The buildup to WW-II brought a need for many more cars and locomotives, but also restrictions on use of steel and chromium. As a result, the railroads built large numbers of steel framed wood sided cars, designed to be resided with steel at the end of the war. They also ordered a large number of locomotives, which came out heavier than their predecessors due to restrictions on lightweight alloys. Thus many railroads had programs to retrofit lightweight alloy siderods on locomotives after the war.

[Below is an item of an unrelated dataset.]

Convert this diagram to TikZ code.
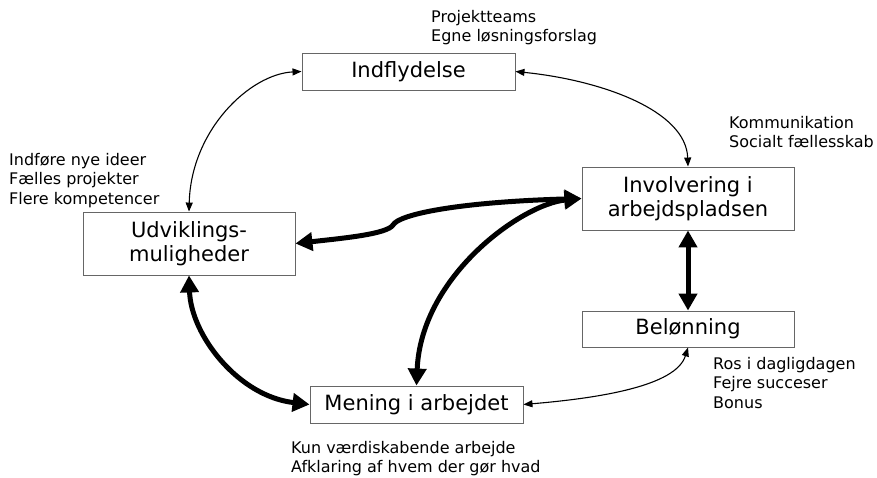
\documentclass[tikz,border=0pt]{standalone}
\usepackage{fontspec}
\setmainfont{DejaVu Sans}
\usetikzlibrary{arrows.meta}
\begin{document}
\begin{tikzpicture}[x=1pt,y=-1pt,
  box/.style={draw=black!60, line width=0.9pt, fill=white, inner sep=0pt,
    align=center, font=\fontsize{21}{24.5}\selectfont},
  note/.style={inner sep=0pt, align=left, anchor=north west,
    font=\fontsize{16}{19.5}\selectfont},
  thinlink/.style={line width=1.1pt,
    {Triangle[length=9pt,width=7pt]}-{Triangle[length=9pt,width=7pt]}},
  boldlink/.style={line width=5pt,
    {Triangle[length=17pt,width=18pt]}-{Triangle[length=17pt,width=18pt]}}]

% canvas
\path[use as bounding box, fill=white] (0,0) rectangle (877,478);

% main boxes
\node[box, minimum width=213pt, minimum height=37pt] (ind) at (408.5,71.5) {Indflydelse};
\node[box, minimum width=212pt, minimum height=63pt] (inv) at (688,198.5) {Involvering i\\arbejdspladsen};
\node[box, minimum width=212pt, minimum height=63pt] (udv) at (189,243.5) {Udviklings-\\muligheder};
\node[box, minimum width=212pt, minimum height=36pt] (bel) at (688,329) {Belønning};
\node[box, minimum width=213pt, minimum height=37pt] (men) at (416.5,404.5) {Mening i arbejdet};

% thin links
\draw[thinlink] (udv.north) .. controls (191,130) and (250,74) .. (ind.west);
\draw[thinlink] (ind.east) .. controls (600,80) and (686,110) .. (inv.north);
\draw[thinlink] (men.east) .. controls (600,398) and (676,386) .. (bel.south);

% bold links
\draw[boldlink] (udv.east) .. controls (345,238) and (387,234) .. (393,225)
  .. controls (399,214) and (460,202) .. (inv.west);
\draw[boldlink] (inv.west) .. controls (522,204) and (421,276) .. (men.north);
\draw[boldlink] (udv.south) .. controls (191,335) and (238,396) .. (men.west);
\draw[boldlink] (inv.south) -- (bel.north);

% annotations
\node[note] (n1) at (431,10) {Projektteams\\Egne løsningsforslag};
\node[note] (n2) at (729,116) {Kommunikation\\Socialt fællesskab};
\node[note] (n3) at (9,153) {Indføre nye ideer\\Fælles projekter\\Flere kompetencer};
\node[note] (n4) at (713,357) {Ros i dagligdagen\\Fejre succeser\\Bonus};
\node[note] (n5) at (291,441) {Kun værdiskabende arbejde\\Afklaring af hvem der gør hvad};
\end{tikzpicture}
\end{document}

The government allocated diesel production and limited new locomotive designs, so many railroads that wanted diesels ended up with steamers that were copies of competing railroads' existing designs. Many of these were replaced by diesels after very short service lives.

Lumbering along

Amazing the amount of wooden rolling stock still in use at that time. If they survived WWII they must have been durable.

O'Hare expansion.

Unless I'm mistaken, this is looking NE across E Irving Park Road toward the SW corner of O'Hare.

Chicago bought up the Orchard Place-Douglas Field surrounding properties in 1949 for the new O'Hare airport and this is the SW corner of their purchases.

The church off in the distance is (probably) St. Johns, moved to a new site at Highway 83 and Foster in 1952 and still there. The only thing remaining here beyond the Bensenville Yard are a couple of cemeteries (that might be the monuments of one cemetery, Resthaven, visible in front of the white barn - the St. Johns cemetery is north of that a couple hundred yards) which Daly is trying to get moved for further expansions of O'Hare. Even the raised Chicago & North Western tracks off in the distance were moved to jog around the new airport.

1943 or today?

As you scan this photo, block out the old, wood-sided and 40 foot long rail cars. If you concentrate only on the rural background, it's hard to tell what year this might be.

Gone

Every identifiable railroad in this crowd has either gone belly up or has been merged away out of existence. Sad that a part of America has gone with them!

Quite a different background

Bensenville's rail yards are still there today, but the surroundings are quite different. They're almost next to O'Hare airport.

Lack of detail

It's kind of sad how we've sacrificed the astonishing clarity of the large-format glass negatives for the convenience of smaller format films. And this one is still 4x5 - but very grainy.

Reefer Madness

Notice the hatches on top of the refrigerator cars, which were used for loading ice in the days before mechanical refrigeration was practical for RR use. The cars were usually painted yellow for easy identification. Nowadays, the term "reefer" has taken an entirely different meaning in common vernacular!